**Data rows:**
....................
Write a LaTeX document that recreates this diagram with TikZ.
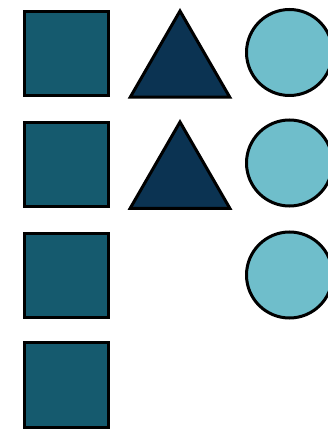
\documentclass[tikz,border=0pt]{standalone}
\usetikzlibrary{shapes.geometric}

\definecolor{tealbox}{HTML}{155A6E}
\definecolor{navytri}{HTML}{0B3352}
\definecolor{skydot}{HTML}{6FBECB}

\begin{document}
\begin{tikzpicture}[
    x=1pt, y=-1pt,
    shp/.style={draw=black, line width=3pt, inner sep=0pt, outer sep=0pt},
    sq/.style={shp, rectangle, fill=tealbox, minimum size=84.5pt},
    tri/.style={shp, regular polygon, regular polygon sides=3, fill=navytri, minimum size=115pt},
    dot/.style={shp, circle, fill=skydot, minimum size=86pt},
]
\useasboundingbox (0,0) rectangle (327,430);

% --- Square column ---
\foreach \i/\y in {1/53.5, 2/164.5, 3/275.5, 4/385}{
    \node[sq] (sq\i) at (66.5,\y) {};
}

% --- Triangle column ---
\node[tri] (tri1) at (180,68.5)  {};
\node[tri] (tri2) at (180,179.5) {};

% --- Circle column ---
\node[dot] (dot1) at (289.5,52.5) {};
\node[dot] (dot2) at (289.5,163)  {};
\node[dot] (dot3) at (289.5,275)  {};

\end{tikzpicture}
\end{document}
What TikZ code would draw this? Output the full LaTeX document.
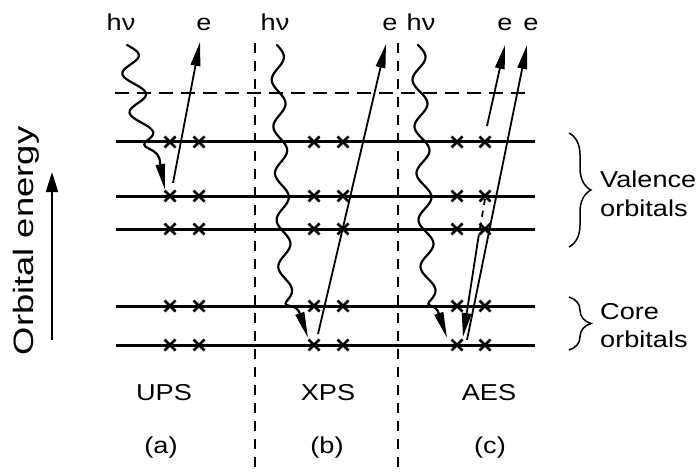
\documentclass[tikz,border=0pt]{standalone}
\usepackage{fontspec}
\usepackage{graphicx}
\setmainfont{Liberation Sans}
\usetikzlibrary{arrows.meta,decorations.pathreplacing}
\newcommand{\wx}[1]{\scalebox{1.18}[1]{#1}}
\begin{document}
\begin{tikzpicture}[x=1pt,y=-1pt,
  orblevel/.style={line width=3pt},
  xmark/.style={line width=2.6pt},
  wave/.style={line width=2.2pt, line cap=round, -{Triangle[length=26pt,width=9pt]}},
  elec/.style={line width=1.8pt, -{Triangle[length=24pt,width=9.5pt]}},
  divider/.style={line width=1.1pt, dash pattern=on 10pt off 8pt},
  vac/.style={line width=1.3pt, dash pattern=on 14pt off 8pt},
  lbl/.style={font=\fontsize{23}{26}\selectfont, inner sep=0pt, anchor=base},
  brc/.style={line width=1.5pt, decorate, decoration={brace, amplitude=22pt}},
]
\useasboundingbox (0,0) rectangle (698,473);

% dividers
\draw[divider] (255,43) -- (255,473);
\draw[divider] (398,43) -- (398,473);

% vacuum level
\draw[vac] (115,93) -- (530,93);

% orbital levels
\foreach \y in {142,196,229,306,345}
  \draw[orblevel] (116,\y) -- (535,\y);

% electrons (crosses)
\foreach \y in {142,196,229,306,345}
  \foreach \x in {170,199,314,343,457,485}
    \draw[xmark] (\x-5.5,\y-5.5) -- (\x+5.5,\y+5.5) (\x-5.5,\y+5.5) -- (\x+5.5,\y-5.5);

% photons
\draw[wave] plot[smooth, samples=80, domain=0:1, variable=\t]
  ({127+18*\t+10*sin(900*\t)}, {45+97*\t})
  .. controls (140,150) and (160,147) .. (160,163) -- (165,190);
\draw[wave] plot[smooth, samples=120, domain=0:1, variable=\t]
  ({277+9*\t+6.5*sin(1980*\t)}, {45+257*\t})
  .. controls (282,308) and (297,303) .. (300,314) -- (308,338);
\draw[wave] plot[smooth, samples=120, domain=0:1, variable=\t]
  ({418+11*\t+7*sin(1980*\t)}, {45+257*\t})
  .. controls (425,308) and (436,303) .. (439,314) -- (447,338);

% emitted electrons
\coordinate (ua0) at (173,183); \coordinate (ua1) at (200,42);
\coordinate (xb0) at (318,334); \coordinate (xb1) at (386,44);
\coordinate (ac0) at (487,126); \coordinate (ac1) at (505,45);
\coordinate (ad0) at (467,340); \coordinate (ad1) at (527,45);
\coordinate (af0) at (485,199); \coordinate (afm) at (478,240); \coordinate (af1) at (463,337);
\draw[elec] (ua0) -- (ua1);
\draw[elec] (xb0) -- (xb1);
\draw[elec] (ac0) -- (ac1);
\draw[elec] (ad0) -- (ad1);
\draw[line width=1.8pt, dash pattern=on 6pt off 6pt] (af0) -- (afm);
\draw[elec] (afm) -- (af1);

% top labels
\node[lbl] (hva) at (121,31) {\wx{hν}};
\node[lbl] (ea) at (204,31) {\wx{e}};
\node[lbl] (hvb) at (275,31) {\wx{hν}};
\node[lbl] (eb) at (390,31) {\wx{e}};
\node[lbl] (hvc) at (421,31) {\wx{hν}};
\node[lbl] (ec1) at (505,31) {\wx{e}};
\node[lbl] (ec2) at (531,31) {\wx{e}};

% bottom labels
\node[lbl] (ups) at (164,400) {\wx{UPS}};
\node[lbl] (xps) at (328,400) {\wx{XPS}};
\node[lbl] (aes) at (489,400) {\wx{AES}};
\node[lbl] (pa) at (161,453) {\wx{(a)}};
\node[lbl] (pb) at (327,453) {\wx{(b)}};
\node[lbl] (pc) at (490,453) {\wx{(c)}};

% braces and right labels
\draw[brc] (569,133) -- (569,247);
\draw[brc] (569,297) -- (569,350);
\node[lbl, anchor=base west] (val1) at (600,188) {\wx{Valence}};
\node[lbl, anchor=base west] (val2) at (600,216) {\wx{orbitals}};
\node[lbl, anchor=base west] (cor1) at (600,319) {\wx{Core}};
\node[lbl, anchor=base west] (cor2) at (600,347) {\wx{orbitals}};

% energy axis
\coordinate (en0) at (52,340); \coordinate (en1) at (52,172);
\draw[line width=2.4pt, -{Triangle[length=20pt,width=12pt]}] (en0) -- (en1);
\node[font=\fontsize{28}{30}\selectfont, inner sep=0pt, anchor=base, rotate=90] (oe) at (33,241) {\scalebox{1.3}[1]{Orbital energy}};
\end{tikzpicture}
\end{document}
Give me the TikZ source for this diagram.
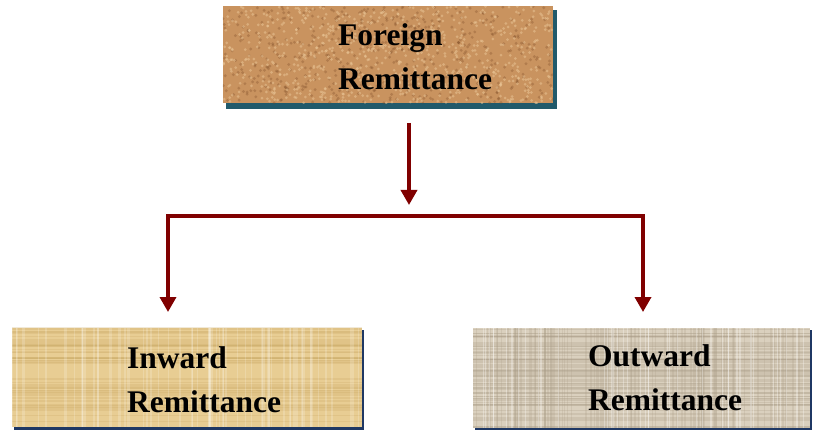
\documentclass[tikz,border=0pt]{standalone}
\usepackage{fontspec}
\setmainfont{Liberation Serif}
\usetikzlibrary{arrows.meta,calc}
\definecolor{arrowred}{HTML}{800000}
\definecolor{corkbase}{HTML}{C9935F}
\definecolor{corkdark}{HTML}{7A4A25}
\definecolor{corklight}{HTML}{EBC899}
\definecolor{papyrus}{HTML}{E8CD93}
\definecolor{papyrusdark}{HTML}{C9A964}
\definecolor{canvasbase}{HTML}{DAD0BE}
\definecolor{canvasdark}{HTML}{A99C86}
\definecolor{shadowteal}{HTML}{215A6B}
\definecolor{shadownavy}{HTML}{1F3864}
\tikzset{
  box/.style={rectangle, draw=none, inner sep=0pt},
  lbl/.style={font=\fontsize{31.5}{44}\selectfont\bfseries, align=left, inner sep=0pt, text=black},
  conn/.style={draw=arrowred, line width=3.5pt, line join=miter, -{Triangle[width=16pt,length=15pt]}},
}
\begin{document}
\begin{tikzpicture}[x=1pt,y=-1pt]
\useasboundingbox (0,0) rectangle (816,430);
% shadows
\fill[shadowteal] (226,10) rectangle (557,109);
\fill[shadownavy] (14,330) rectangle (364,430);
\fill[shadownavy] (475,330) rectangle (812,430);
% boxes
\node[box, fill=corkbase, minimum width=330pt, minimum height=97pt] (fr) at (388,55) {};
\node[box, fill=papyrus, minimum width=350pt, minimum height=99pt] (ib) at (187,377.5) {};
\node[box, fill=canvasbase, minimum width=337pt, minimum height=100pt] (ob) at (641.5,378) {};
% cork texture
\begin{scope}
\clip (fr.south west) rectangle (fr.north east);
\pgfmathsetseed{7}
\foreach \i in {1,...,500}{
  \pgfmathsetmacro\px{223+330*rnd}
  \pgfmathsetmacro\py{6+97*rnd}
  \fill[corkdark, opacity=0.3] (\px,\py) circle (1.6pt);
}
\foreach \i in {1,...,800}{
  \pgfmathsetmacro\px{223+330*rnd}
  \pgfmathsetmacro\py{6+97*rnd}
  \fill[corklight, opacity=0.5] (\px,\py) circle (1.5pt);
}
\end{scope}
% papyrus texture
\begin{scope}
\clip (ib.south west) rectangle (ib.north east);
\pgfmathsetseed{11}
\foreach \i in {1,...,45}{
  \pgfmathsetmacro\py{328+99*rnd}
  \pgfmathsetmacro\lw{0.6+2*rnd}
  \draw[papyrusdark, opacity=0.25, line width=\lw pt] (12,\py) -- (362,\py);
}
\foreach \i in {1,...,70}{
  \pgfmathsetmacro\px{12+350*rnd}
  \pgfmathsetmacro\lw{0.6+2*rnd}
  \draw[white, opacity=0.18, line width=\lw pt] (\px,328) -- (\px,427);
}
\end{scope}
% canvas texture
\begin{scope}
\clip (ob.south west) rectangle (ob.north east);
\pgfmathsetseed{5}
\foreach \i in {1,...,60}{
  \pgfmathsetmacro\py{328+100*rnd}
  \pgfmathsetmacro\lw{0.6+1.5*rnd}
  \draw[canvasdark, opacity=0.25, line width=\lw pt] (473,\py) -- (810,\py);
}
\foreach \i in {1,...,90}{
  \pgfmathsetmacro\px{473+337*rnd}
  \pgfmathsetmacro\lw{0.6+1.5*rnd}
  \draw[canvasdark, opacity=0.22, line width=\lw pt] (\px,328) -- (\px,428);
}
\foreach \i in {1,...,50}{
  \pgfmathsetmacro\px{473+337*rnd}
  \draw[white, opacity=0.3, line width=1pt] (\px,328) -- (\px,428);
}
\end{scope}
% labels (base anchor = baseline of last line)
\node[lbl, anchor=base west] (frt) at (338,90) {Foreign\\Remittance};
\node[lbl, anchor=base west] (ibt) at (127,412) {Inward\\Remittance};
\node[lbl, anchor=base west] (obt) at (588,410) {Outward\\Remittance};
% connectors
\coordinate (a1) at (409,123);
\coordinate (a2) at (409,205);
\coordinate (hl) at (168,216);
\coordinate (hr) at (643,216);
\coordinate (tl) at (168,312);
\coordinate (tr) at (643,312);
\draw[conn] (a1) -- (a2);
\draw[conn] (hr) -- (hl) -- (tl);
\draw[conn] (hl) -- (hr) -- (tr);
\end{tikzpicture}
\end{document}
....................
**Task requirements:** Identify each line in the records above containing the word "LaTeX"; copy those lines.

**Result:**
Write a LaTeX document that recreates this diagram with TikZ.
What TikZ code would draw this? Output the full LaTeX document.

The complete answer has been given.